** START OF Given entries **

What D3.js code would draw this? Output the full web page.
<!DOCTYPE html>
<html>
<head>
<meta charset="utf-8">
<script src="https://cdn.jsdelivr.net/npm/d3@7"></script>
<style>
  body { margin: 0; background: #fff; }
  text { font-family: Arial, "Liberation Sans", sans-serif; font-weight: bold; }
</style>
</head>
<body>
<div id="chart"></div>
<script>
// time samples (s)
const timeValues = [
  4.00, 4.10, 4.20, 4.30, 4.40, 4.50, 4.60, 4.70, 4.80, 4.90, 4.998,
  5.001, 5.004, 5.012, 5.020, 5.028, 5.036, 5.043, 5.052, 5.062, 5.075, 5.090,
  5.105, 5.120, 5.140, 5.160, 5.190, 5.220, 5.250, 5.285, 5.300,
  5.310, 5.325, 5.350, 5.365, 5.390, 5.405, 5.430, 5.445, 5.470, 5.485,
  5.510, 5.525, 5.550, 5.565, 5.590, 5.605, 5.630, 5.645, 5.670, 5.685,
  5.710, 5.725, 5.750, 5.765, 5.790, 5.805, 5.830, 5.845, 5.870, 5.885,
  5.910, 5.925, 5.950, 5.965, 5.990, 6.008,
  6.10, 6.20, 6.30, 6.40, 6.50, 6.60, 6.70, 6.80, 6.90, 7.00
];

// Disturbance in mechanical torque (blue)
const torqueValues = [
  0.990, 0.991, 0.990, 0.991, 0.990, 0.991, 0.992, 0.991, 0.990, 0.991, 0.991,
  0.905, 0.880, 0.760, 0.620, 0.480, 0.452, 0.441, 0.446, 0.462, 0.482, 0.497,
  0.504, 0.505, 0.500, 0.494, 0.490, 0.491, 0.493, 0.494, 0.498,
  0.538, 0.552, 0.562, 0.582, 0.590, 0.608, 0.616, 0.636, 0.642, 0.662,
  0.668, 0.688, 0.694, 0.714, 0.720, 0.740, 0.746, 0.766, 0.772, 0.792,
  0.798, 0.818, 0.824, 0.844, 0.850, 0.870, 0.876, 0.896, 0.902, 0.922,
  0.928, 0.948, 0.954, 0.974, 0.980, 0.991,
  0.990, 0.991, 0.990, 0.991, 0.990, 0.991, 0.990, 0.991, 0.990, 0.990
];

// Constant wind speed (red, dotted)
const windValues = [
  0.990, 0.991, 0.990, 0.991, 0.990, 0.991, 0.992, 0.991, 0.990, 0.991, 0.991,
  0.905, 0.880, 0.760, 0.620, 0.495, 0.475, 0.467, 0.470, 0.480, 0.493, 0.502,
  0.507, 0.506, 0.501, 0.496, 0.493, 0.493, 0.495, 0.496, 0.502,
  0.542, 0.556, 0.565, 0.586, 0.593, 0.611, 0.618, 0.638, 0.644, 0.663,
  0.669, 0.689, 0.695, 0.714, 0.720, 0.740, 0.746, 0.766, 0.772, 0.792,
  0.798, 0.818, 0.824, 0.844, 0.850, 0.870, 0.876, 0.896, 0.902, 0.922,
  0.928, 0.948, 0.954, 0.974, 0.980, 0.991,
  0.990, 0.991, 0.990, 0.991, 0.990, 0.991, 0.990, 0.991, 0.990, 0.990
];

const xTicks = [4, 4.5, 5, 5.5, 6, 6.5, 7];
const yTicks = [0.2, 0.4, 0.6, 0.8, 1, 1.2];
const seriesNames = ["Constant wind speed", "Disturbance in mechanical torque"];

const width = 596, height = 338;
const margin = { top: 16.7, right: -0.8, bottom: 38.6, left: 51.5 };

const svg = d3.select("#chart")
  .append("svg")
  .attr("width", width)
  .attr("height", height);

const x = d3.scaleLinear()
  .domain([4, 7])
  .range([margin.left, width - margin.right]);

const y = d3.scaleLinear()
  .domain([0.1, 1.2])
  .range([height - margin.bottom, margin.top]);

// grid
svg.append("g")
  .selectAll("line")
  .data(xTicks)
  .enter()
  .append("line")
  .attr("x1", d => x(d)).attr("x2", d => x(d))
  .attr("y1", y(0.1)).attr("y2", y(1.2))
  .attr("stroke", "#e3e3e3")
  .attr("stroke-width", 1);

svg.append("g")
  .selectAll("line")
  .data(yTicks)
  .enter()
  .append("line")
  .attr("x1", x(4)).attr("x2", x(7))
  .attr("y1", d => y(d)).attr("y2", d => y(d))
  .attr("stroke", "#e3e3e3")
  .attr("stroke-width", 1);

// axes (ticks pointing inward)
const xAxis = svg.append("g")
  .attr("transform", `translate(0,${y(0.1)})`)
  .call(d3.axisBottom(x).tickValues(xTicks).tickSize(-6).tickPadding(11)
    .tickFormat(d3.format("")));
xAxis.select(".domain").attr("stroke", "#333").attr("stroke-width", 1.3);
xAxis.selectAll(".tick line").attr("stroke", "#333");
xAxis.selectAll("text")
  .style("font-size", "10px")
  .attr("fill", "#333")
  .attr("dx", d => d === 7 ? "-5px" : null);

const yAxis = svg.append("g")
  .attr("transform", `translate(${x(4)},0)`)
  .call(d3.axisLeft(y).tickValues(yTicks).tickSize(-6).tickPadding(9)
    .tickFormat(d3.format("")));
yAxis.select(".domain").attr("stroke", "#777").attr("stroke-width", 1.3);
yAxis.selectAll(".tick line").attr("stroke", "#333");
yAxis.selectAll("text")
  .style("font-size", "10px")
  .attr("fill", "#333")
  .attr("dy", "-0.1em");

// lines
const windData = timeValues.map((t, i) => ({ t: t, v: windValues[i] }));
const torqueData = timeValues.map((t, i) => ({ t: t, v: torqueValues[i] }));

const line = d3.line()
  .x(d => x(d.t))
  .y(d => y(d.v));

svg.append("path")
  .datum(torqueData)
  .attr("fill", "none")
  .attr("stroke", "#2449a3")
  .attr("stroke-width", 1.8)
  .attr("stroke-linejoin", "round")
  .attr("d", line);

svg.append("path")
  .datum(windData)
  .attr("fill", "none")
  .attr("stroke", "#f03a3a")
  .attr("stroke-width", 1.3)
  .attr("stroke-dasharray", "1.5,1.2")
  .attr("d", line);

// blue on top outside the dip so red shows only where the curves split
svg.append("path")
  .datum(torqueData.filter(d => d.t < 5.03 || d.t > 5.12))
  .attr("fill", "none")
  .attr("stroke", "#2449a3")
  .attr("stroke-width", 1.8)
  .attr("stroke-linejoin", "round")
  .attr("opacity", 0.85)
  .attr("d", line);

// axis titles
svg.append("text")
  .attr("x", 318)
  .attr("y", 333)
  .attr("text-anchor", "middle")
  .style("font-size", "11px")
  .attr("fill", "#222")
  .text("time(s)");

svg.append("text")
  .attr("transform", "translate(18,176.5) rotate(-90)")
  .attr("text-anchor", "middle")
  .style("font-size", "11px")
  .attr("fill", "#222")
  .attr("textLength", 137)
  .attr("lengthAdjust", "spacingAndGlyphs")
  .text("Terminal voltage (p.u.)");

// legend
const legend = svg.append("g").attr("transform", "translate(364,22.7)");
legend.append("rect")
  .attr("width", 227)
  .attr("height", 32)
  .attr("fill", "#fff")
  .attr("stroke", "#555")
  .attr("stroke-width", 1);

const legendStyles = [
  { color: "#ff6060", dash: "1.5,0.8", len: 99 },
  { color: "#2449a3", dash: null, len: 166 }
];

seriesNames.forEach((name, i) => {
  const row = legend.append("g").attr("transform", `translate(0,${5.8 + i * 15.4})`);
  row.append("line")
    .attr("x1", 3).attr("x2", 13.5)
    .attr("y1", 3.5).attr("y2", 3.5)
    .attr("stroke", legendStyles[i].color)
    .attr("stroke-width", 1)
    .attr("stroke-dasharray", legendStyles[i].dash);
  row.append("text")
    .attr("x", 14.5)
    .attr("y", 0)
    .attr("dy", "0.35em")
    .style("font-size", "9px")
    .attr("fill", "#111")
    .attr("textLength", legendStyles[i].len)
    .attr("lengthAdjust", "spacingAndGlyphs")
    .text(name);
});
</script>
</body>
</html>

** END OF Given entries **
** START OF Given entries **

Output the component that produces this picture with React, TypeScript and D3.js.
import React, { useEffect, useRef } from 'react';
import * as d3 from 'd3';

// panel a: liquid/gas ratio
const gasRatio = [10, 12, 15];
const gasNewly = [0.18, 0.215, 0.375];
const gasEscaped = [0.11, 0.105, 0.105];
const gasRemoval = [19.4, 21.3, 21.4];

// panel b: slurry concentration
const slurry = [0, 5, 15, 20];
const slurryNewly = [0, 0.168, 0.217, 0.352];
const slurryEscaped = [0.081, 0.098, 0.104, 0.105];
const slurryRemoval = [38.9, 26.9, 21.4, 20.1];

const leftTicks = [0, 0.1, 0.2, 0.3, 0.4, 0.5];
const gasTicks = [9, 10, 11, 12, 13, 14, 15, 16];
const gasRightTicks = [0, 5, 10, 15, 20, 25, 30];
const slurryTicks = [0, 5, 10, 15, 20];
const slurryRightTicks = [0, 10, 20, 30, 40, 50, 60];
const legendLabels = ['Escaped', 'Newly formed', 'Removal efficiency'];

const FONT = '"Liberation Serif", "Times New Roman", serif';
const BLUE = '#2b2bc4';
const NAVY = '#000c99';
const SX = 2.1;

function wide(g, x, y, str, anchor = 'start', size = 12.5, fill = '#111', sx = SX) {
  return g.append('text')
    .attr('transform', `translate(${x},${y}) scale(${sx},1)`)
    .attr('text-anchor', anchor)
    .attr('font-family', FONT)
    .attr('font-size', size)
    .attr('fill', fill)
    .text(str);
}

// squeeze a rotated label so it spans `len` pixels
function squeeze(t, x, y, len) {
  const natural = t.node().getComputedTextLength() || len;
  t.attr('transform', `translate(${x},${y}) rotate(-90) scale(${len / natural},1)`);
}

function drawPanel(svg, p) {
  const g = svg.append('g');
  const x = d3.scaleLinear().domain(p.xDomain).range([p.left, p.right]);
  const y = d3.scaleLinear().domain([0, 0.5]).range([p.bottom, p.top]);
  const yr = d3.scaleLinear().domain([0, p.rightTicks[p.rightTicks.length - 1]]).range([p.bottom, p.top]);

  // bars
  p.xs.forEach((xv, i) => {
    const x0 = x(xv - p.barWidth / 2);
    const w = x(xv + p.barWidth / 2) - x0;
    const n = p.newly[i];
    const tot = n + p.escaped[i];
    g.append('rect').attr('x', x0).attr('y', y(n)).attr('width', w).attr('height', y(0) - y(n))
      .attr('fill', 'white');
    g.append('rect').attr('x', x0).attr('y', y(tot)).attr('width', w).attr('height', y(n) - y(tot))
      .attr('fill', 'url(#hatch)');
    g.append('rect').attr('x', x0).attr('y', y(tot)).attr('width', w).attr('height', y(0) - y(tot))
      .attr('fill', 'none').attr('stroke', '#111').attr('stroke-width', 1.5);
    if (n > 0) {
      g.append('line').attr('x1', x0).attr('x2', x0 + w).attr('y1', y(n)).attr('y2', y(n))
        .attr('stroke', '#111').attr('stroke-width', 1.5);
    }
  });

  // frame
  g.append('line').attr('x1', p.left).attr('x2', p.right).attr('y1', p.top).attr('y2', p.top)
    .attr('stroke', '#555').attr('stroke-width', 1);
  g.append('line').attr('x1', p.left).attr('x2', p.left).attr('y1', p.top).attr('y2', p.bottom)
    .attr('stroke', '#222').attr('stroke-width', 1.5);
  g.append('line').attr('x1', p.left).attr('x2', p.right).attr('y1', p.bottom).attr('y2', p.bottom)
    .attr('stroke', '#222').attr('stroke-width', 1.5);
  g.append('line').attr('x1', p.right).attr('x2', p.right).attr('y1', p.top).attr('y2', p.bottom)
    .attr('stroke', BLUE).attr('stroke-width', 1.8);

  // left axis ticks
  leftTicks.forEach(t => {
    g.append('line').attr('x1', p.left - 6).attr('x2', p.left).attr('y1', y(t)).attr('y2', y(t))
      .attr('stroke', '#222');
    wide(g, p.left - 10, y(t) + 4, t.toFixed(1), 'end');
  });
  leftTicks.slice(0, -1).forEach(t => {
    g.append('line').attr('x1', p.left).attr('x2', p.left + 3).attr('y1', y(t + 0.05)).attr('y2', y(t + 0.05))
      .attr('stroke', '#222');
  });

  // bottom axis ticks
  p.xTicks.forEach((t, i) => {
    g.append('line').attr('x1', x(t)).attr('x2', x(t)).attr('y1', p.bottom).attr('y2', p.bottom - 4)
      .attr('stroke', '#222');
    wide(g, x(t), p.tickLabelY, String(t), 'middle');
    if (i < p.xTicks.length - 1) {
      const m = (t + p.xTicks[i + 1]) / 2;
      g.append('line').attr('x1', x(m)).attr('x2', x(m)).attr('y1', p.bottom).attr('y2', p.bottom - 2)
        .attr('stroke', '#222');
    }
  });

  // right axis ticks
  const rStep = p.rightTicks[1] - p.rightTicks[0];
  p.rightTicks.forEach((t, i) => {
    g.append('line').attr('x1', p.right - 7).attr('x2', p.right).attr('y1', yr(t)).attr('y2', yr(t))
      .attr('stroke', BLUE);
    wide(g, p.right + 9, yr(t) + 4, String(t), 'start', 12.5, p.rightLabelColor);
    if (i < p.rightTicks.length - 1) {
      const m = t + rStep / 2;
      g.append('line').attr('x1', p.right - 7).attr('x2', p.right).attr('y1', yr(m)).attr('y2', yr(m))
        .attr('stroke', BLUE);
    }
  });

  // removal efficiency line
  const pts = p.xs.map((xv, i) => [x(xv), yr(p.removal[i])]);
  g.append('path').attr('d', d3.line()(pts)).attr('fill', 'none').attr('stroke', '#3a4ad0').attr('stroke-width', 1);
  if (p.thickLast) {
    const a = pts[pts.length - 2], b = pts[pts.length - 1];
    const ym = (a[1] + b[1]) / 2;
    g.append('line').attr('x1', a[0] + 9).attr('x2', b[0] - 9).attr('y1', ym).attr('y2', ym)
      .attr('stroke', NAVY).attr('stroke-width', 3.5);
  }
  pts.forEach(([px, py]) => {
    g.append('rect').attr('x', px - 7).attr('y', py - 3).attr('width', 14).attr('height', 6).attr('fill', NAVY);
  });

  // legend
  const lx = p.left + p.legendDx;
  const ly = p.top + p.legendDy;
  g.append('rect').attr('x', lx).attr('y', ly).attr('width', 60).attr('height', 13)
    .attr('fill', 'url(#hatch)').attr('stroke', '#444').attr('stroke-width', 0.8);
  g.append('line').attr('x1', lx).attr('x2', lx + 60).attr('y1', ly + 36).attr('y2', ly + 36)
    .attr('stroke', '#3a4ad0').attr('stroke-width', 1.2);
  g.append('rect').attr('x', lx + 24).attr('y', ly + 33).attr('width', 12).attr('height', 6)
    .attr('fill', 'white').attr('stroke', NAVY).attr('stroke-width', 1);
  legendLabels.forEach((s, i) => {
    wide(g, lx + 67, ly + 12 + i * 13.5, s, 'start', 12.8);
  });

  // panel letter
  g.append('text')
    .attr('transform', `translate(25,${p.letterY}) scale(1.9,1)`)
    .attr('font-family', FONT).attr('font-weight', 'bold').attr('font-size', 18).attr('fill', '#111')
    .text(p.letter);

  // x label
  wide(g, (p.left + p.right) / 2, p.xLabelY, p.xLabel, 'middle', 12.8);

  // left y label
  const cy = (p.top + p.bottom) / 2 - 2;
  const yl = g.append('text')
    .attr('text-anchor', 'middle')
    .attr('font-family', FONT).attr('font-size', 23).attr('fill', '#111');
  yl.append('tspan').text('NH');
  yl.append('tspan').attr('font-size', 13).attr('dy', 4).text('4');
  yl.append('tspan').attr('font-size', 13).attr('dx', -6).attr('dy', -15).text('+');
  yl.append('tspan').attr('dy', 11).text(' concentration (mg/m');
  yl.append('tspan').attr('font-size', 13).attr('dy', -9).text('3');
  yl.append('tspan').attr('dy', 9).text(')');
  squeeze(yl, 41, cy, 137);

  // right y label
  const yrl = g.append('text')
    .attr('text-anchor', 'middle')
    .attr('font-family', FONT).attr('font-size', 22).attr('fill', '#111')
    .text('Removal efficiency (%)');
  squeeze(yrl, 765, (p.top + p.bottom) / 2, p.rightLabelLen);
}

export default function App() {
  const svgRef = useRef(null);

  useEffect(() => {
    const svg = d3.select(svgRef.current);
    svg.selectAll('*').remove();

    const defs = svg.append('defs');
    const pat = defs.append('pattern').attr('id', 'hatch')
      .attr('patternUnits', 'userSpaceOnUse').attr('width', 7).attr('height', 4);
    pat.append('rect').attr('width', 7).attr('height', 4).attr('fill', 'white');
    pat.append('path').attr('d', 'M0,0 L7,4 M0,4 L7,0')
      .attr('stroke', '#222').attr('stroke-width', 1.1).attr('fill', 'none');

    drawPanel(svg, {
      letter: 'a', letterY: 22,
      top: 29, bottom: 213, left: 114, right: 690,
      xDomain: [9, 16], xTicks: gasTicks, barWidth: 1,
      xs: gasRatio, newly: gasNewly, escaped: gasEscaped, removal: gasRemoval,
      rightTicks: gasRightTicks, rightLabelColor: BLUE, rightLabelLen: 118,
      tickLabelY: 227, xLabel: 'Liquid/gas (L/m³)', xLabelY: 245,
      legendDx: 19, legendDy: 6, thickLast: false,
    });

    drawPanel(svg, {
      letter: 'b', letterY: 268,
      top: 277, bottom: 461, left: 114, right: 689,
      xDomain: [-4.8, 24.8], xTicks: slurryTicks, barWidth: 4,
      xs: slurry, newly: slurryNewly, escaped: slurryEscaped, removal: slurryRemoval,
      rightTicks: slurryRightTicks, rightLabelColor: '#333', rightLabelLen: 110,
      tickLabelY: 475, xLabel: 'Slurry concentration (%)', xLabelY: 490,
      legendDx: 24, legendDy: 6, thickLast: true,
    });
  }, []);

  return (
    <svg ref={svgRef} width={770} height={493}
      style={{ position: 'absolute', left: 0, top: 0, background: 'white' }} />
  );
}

** END OF Given entries **

Transcribe, exactly and without additions, the lines of the records above, beginning with the line that contains "Output the component" and ending with the line that contains "const SX = 2.1;", both included.

Output the component that produces this picture with React, TypeScript and D3.js.
import React, { useEffect, useRef } from 'react';
import * as d3 from 'd3';

// panel a: liquid/gas ratio
const gasRatio = [10, 12, 15];
const gasNewly = [0.18, 0.215, 0.375];
const gasEscaped = [0.11, 0.105, 0.105];
const gasRemoval = [19.4, 21.3, 21.4];

// panel b: slurry concentration
const slurry = [0, 5, 15, 20];
const slurryNewly = [0, 0.168, 0.217, 0.352];
const slurryEscaped = [0.081, 0.098, 0.104, 0.105];
const slurryRemoval = [38.9, 26.9, 21.4, 20.1];

const leftTicks = [0, 0.1, 0.2, 0.3, 0.4, 0.5];
const gasTicks = [9, 10, 11, 12, 13, 14, 15, 16];
const gasRightTicks = [0, 5, 10, 15, 20, 25, 30];
const slurryTicks = [0, 5, 10, 15, 20];
const slurryRightTicks = [0, 10, 20, 30, 40, 50, 60];
const legendLabels = ['Escaped', 'Newly formed', 'Removal efficiency'];

const FONT = '"Liberation Serif", "Times New Roman", serif';
const BLUE = '#2b2bc4';
const NAVY = '#000c99';
const SX = 2.1;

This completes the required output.